Since then, studies have shown that the crack-versus-powder 
sentencing disparity disproportionately affects minorities. Last 
year, 82 percent of crack defendants were black, according to the 
sentencing commission, compared with 9 percent who were white. For 
powder cocaine, it was almost the opposite: About 80 percent of 
powder-cocaine defendants were white and less than 14 percent were black.

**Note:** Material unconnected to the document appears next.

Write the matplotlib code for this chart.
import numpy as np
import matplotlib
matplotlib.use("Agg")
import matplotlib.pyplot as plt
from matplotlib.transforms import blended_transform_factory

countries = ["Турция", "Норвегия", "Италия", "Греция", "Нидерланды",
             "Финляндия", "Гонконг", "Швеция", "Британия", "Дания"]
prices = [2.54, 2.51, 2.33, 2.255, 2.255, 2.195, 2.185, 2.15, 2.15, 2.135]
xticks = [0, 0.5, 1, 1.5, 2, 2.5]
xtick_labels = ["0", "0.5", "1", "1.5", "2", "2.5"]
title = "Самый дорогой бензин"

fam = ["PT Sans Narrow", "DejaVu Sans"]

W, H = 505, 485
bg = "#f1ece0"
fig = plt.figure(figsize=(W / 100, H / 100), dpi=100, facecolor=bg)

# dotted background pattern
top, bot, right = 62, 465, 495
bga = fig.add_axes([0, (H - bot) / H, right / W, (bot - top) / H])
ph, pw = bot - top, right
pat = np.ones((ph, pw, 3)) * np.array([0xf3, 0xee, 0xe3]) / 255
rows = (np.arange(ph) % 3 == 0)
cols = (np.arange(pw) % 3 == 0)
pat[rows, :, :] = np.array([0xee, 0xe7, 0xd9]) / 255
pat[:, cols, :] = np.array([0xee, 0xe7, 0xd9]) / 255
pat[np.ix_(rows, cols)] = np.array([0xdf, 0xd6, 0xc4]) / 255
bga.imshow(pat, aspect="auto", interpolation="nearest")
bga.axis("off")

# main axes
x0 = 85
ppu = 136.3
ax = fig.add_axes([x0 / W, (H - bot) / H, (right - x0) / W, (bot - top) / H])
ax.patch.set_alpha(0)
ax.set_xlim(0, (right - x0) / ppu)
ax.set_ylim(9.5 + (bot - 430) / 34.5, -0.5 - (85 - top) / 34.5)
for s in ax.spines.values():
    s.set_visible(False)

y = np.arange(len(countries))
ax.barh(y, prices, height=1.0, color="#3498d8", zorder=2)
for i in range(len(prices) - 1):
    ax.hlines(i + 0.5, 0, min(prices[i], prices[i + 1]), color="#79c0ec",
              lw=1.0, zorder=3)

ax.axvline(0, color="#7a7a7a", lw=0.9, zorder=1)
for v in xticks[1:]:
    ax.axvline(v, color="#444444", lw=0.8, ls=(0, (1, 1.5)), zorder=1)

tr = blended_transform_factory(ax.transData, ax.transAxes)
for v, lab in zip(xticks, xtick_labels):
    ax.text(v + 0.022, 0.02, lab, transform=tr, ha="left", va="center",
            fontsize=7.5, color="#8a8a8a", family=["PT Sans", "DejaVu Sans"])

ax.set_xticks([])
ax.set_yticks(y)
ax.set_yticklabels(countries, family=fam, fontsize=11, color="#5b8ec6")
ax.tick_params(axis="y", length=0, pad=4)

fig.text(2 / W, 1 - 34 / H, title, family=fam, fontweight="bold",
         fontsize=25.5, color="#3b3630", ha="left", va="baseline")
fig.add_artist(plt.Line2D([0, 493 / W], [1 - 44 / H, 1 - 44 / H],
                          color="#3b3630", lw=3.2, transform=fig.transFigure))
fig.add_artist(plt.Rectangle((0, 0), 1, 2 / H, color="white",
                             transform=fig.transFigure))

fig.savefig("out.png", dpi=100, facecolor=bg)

Such statistics have led many conservatives to agree that the 
sentencing disparity is too harsh.

Several bipartisan bills pending in Congress would whittle the 
disparity by increasing the penalties related to powder cocaine while 
reducing the mandatory minimum related to crack. One 
Republican-sponsored bill would simply increase the powder-cocaine 
penalty to the penalty level for crack.

Critics of the 100-to-1 ratio, meanwhile, are urging the commission 
to make its change retroactive. Commissioners plan a Nov. 13 hearing 
to determine if that's feasible. If the change were retroactive, more 
than 19,500 people now serving time for crack offenses could see 
their sentences reduced by an average of 27 months.

"We believe it would be cruelly ironic to recognize and correct the 
injustice of the guideline that has lengthened thousands of 
sentences, and then deny the benefit to the very prisoners whose 
unjust sentences they identified and relied on for evidence of its 
flawed operation and injustice," says Ms. Price of FAMM.

Previously, when the commission lessened sentencing guidelines for 
LSD and possession of marijuana plants, the changes were retroactive. 
But that is unusual. Of 696 amendments made to guidelines since their 
inception, only 25 were applied retroactively, says a commission spokesman.